Si j’ai retenu ce passage, c’est parce qu’il illustre bien dans quelle tiédeur, pour ne pas dire léthargie comateuse, est tombé le catholicisme moderne depuis le Ralliement de l’Église à la République (1892) (1), depuis le lessivage de la doctrine catholique et la tentative de protestantisation du christianisme ; un effondrement spirituel et liturgique conséquence de la trahison de Vatican II ; une religion du Mystère, ramenée à l’état de vulgaire substitut social et humanitaire à cette autre « religion » judéo-maçonnique et laïcarde qu’est la République. Ces transformations profondes en ont rendu stupide, voire veule, neutralisé et complètement inopérant, le catholique pratiquant sur le plan politique — je dis bien politique —, se cantonnant depuis des décennies dans un ouiouisme républicain frileux et retranché, restant spectateur, indifférent à la dérive infernale de son pays ; d’ailleurs, l’indifférence, le silence, le regard tourné ailleurs quand il faudrait parler, ne sont-ils pas une forme de complicité passive criminelle ? Son engagement politique n’aura jamais été au-delà des imbuvables démocraties chrétiennes, véritables cataplasmes idéologiques montrant les limites civiques de ceux qui se déclarent chrétiens en politique ; le mot chrétien, il est vrai, s’étant usé jusqu’à la fibre à être trop galvaudé dans l’universalité du temps et de l’espace pour devenir une simple étiquette généraliste permettant de s’emparer du nom de Jésus, et de le détourner jusque dans le pire pour justifier des plus abominables perversions et dépravations de la société moderne.

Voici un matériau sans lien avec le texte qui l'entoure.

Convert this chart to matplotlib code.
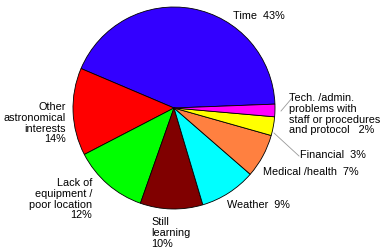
import matplotlib
matplotlib.use("Agg")
import matplotlib.pyplot as plt

plt.rcParams['font.family'] = ['Liberation Sans', 'DejaVu Sans']

# data
reasons = ["Time", "Other astronomical interests", "Lack of equipment / poor location",
           "Still learning", "Weather", "Medical /health", "Financial",
           "Tech. /admin. problems with staff or procedures and protocol"]
shares = [43, 14, 12, 10, 9, 7, 3, 2]
colors = ["#3300FF", "#FF0000", "#00FF00", "#800000", "#00FFFF", "#FF8040", "#FFFF00", "#FF00FF"]

label_texts = [
    "Time  43%",
    "Other\nastronomical\ninterests\n14%",
    "Lack of\nequipment /\npoor location\n12%",
    "Still\nlearning\n10%",
    "Weather  9%",
    "Medical /health  7%",
    "Financial  3%",
    "Tech. /admin.\nproblems with\nstaff or procedures\nand protocol   2%",
]

W, H = 380, 249
CX, CY, R = 174, 108, 101


def px(x, y):
    # pixel position -> data coords (pie radius 1 at centre 0,0)
    return (x - CX) / R, (CY - y) / R


fig = plt.figure(figsize=(W / 100, H / 100), dpi=100)
ax = fig.add_axes([0, 0, 1, 1])
ax.pie(shares, colors=colors, startangle=2.2, counterclock=True, radius=1,
       wedgeprops=dict(edgecolor="black", linewidth=0.6))
ax.set_xlim(-CX / R, (W - CX) / R)
ax.set_ylim(-(H - CY) / R, CY / R)
ax.set_aspect("auto")
ax.axis("off")

# (x, y, ha) in pixels, text top edge
placements = [
    (233, 11, "left"),
    (66, 102, "right"),
    (92, 178, "right"),
    (151, 217, "left"),
    (227, 200, "left"),
    (263, 167, "left"),
    (300, 150, "left"),
    (289, 93, "left"),
]
for txt, (x, y, ha) in zip(label_texts, placements):
    tx, ty = px(x, y)
    ax.text(tx, ty, txt, ha=ha, va="top", fontsize=7.8, linespacing=1.1, color="black")

# leader lines
for (x0, y0), (x1, y1) in [((281, 111), (292, 98)), ((274, 133), (299, 156))]:
    a, b = px(x0, y0)
    c, d = px(x1, y1)
    ax.plot([a, c], [b, d], color="#999999", linewidth=0.6)

fig.savefig("out.png", dpi=100)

Tout catholique devrait être à même de lire les Évangiles dans le texte ; même si ce n’est pas à la portée du premier venu, sans l’assistance d’un clerc religieux inspiré et compétent. Ainsi, quand Jésus, pour marquer la séparation du politique et du religieux, retourne aux pharisiens sa célèbre réplique « Rendez à Dieu ce qui est à Dieu, et à César ce qui est à César », il y a ce qu’il dit et il y a ce qu’il ne dit pas ; il n’a jamais dit que César ne doit pas être un fidèle de Dieu ; il n’a jamais dit qu’un fidèle de Dieu ne doit pas être César. Ce qui change la donne du tout au tout et nous renvoie à nos rois de France, les très chrétiens, lesquels, c’est le moins qu’on puisse dire, ne se sont pas privés, en bons lieutenants du Christ qu’ils étaient, même si certains se sont révélés des plus tièdes à un moment ou à l’autre, de donner plein effet à cette interprétation induite de la parole du Christ. On ne peut pas dire qu’ils aient failli devant cette suprême dignité céleste qui a magnifié leur règne tout au long de treize siècles de monarchie.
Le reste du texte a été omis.